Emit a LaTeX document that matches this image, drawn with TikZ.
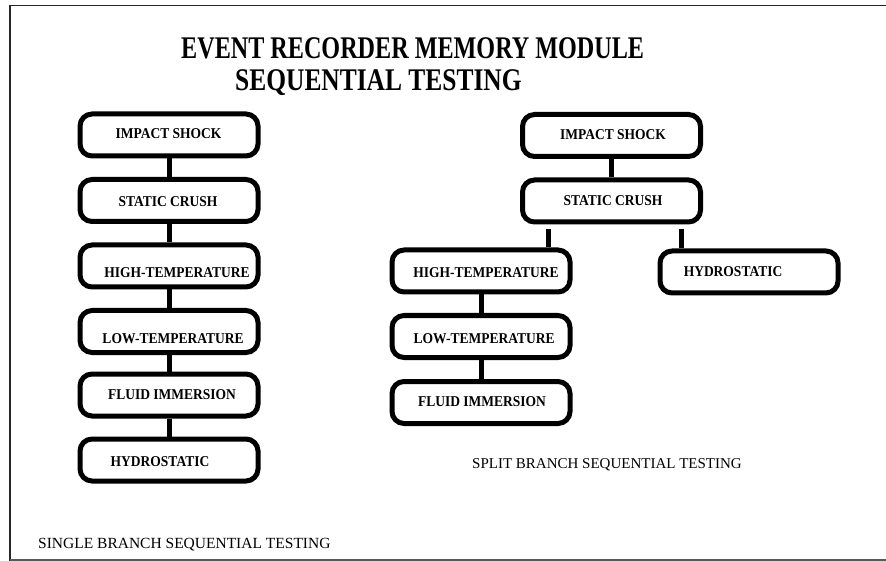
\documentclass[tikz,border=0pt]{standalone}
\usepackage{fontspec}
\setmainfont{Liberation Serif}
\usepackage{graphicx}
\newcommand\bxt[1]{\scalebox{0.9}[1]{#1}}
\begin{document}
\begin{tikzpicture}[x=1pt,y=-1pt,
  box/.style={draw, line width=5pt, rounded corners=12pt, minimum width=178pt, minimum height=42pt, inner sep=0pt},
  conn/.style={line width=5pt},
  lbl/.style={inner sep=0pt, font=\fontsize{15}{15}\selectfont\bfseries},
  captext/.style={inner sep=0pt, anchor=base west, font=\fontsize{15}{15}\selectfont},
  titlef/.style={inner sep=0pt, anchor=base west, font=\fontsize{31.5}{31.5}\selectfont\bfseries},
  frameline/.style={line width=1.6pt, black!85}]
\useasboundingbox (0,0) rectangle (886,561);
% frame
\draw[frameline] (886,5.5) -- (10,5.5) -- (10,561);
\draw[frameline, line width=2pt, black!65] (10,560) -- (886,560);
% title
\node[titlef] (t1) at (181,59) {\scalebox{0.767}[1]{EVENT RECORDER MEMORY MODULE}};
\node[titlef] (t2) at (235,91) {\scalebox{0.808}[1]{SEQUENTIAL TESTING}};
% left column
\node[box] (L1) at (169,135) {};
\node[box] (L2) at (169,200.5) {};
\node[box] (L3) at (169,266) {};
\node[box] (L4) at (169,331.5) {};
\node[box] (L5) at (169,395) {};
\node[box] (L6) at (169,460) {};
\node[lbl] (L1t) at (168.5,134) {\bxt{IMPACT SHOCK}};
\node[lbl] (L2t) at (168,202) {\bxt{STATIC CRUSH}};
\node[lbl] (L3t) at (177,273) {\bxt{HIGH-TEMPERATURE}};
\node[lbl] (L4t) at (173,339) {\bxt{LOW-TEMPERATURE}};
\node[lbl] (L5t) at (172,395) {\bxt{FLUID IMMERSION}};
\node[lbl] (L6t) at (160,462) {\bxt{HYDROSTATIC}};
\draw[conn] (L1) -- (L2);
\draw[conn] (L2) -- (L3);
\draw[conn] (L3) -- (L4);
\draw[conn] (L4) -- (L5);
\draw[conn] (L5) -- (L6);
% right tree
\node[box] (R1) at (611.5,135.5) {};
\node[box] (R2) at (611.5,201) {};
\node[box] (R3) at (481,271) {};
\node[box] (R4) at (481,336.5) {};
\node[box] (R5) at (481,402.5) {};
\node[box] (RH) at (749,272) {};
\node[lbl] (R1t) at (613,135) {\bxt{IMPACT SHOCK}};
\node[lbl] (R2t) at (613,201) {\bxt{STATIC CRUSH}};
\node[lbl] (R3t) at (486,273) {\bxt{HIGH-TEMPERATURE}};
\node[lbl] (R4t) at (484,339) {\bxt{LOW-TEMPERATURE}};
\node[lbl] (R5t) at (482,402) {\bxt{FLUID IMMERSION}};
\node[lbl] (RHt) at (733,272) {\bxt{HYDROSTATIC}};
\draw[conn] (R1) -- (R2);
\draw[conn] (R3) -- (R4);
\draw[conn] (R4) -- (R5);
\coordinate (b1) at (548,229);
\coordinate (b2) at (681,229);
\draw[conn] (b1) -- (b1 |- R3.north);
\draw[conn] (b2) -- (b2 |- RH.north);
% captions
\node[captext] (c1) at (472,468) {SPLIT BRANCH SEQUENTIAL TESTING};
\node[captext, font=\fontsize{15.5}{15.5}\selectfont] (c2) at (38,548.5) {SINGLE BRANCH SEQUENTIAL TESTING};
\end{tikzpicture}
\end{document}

◆ **DESCRIPTION OF THE TASK**: Omit the pictures, and quote the material above exactly as given.

◆ **SOLUTION TO THE EXERCISE**:
Emit a LaTeX document that matches this image, drawn with TikZ.
\documentclass[tikz,border=0pt]{standalone}
\usepackage{fontspec}
\setmainfont{Liberation Serif}
\usepackage{graphicx}
\newcommand\bxt[1]{\scalebox{0.9}[1]{#1}}
\begin{document}
\begin{tikzpicture}[x=1pt,y=-1pt,
  box/.style={draw, line width=5pt, rounded corners=12pt, minimum width=178pt, minimum height=42pt, inner sep=0pt},
  conn/.style={line width=5pt},
  lbl/.style={inner sep=0pt, font=\fontsize{15}{15}\selectfont\bfseries},
  captext/.style={inner sep=0pt, anchor=base west, font=\fontsize{15}{15}\selectfont},
  titlef/.style={inner sep=0pt, anchor=base west, font=\fontsize{31.5}{31.5}\selectfont\bfseries},
  frameline/.style={line width=1.6pt, black!85}]
\useasboundingbox (0,0) rectangle (886,561);
% frame
\draw[frameline] (886,5.5) -- (10,5.5) -- (10,561);
\draw[frameline, line width=2pt, black!65] (10,560) -- (886,560);
% title
\node[titlef] (t1) at (181,59) {\scalebox{0.767}[1]{EVENT RECORDER MEMORY MODULE}};
\node[titlef] (t2) at (235,91) {\scalebox{0.808}[1]{SEQUENTIAL TESTING}};
% left column
\node[box] (L1) at (169,135) {};
\node[box] (L2) at (169,200.5) {};
\node[box] (L3) at (169,266) {};
\node[box] (L4) at (169,331.5) {};
\node[box] (L5) at (169,395) {};
\node[box] (L6) at (169,460) {};
\node[lbl] (L1t) at (168.5,134) {\bxt{IMPACT SHOCK}};
\node[lbl] (L2t) at (168,202) {\bxt{STATIC CRUSH}};
\node[lbl] (L3t) at (177,273) {\bxt{HIGH-TEMPERATURE}};
\node[lbl] (L4t) at (173,339) {\bxt{LOW-TEMPERATURE}};
\node[lbl] (L5t) at (172,395) {\bxt{FLUID IMMERSION}};
\node[lbl] (L6t) at (160,462) {\bxt{HYDROSTATIC}};
\draw[conn] (L1) -- (L2);
\draw[conn] (L2) -- (L3);
\draw[conn] (L3) -- (L4);
\draw[conn] (L4) -- (L5);
\draw[conn] (L5) -- (L6);
% right tree
\node[box] (R1) at (611.5,135.5) {};
\node[box] (R2) at (611.5,201) {};
\node[box] (R3) at (481,271) {};
\node[box] (R4) at (481,336.5) {};
\node[box] (R5) at (481,402.5) {};
\node[box] (RH) at (749,272) {};
\node[lbl] (R1t) at (613,135) {\bxt{IMPACT SHOCK}};
\node[lbl] (R2t) at (613,201) {\bxt{STATIC CRUSH}};
\node[lbl] (R3t) at (486,273) {\bxt{HIGH-TEMPERATURE}};
\node[lbl] (R4t) at (484,339) {\bxt{LOW-TEMPERATURE}};
\node[lbl] (R5t) at (482,402) {\bxt{FLUID IMMERSION}};
\node[lbl] (RHt) at (733,272) {\bxt{HYDROSTATIC}};
\draw[conn] (R1) -- (R2);
\draw[conn] (R3) -- (R4);
\draw[conn] (R4) -- (R5);
\coordinate (b1) at (548,229);
\coordinate (b2) at (681,229);
\draw[conn] (b1) -- (b1 |- R3.north);
\draw[conn] (b2) -- (b2 |- RH.north);
% captions
\node[captext] (c1) at (472,468) {SPLIT BRANCH SEQUENTIAL TESTING};
\node[captext, font=\fontsize{15.5}{15.5}\selectfont] (c2) at (38,548.5) {SINGLE BRANCH SEQUENTIAL TESTING};
\end{tikzpicture}
\end{document}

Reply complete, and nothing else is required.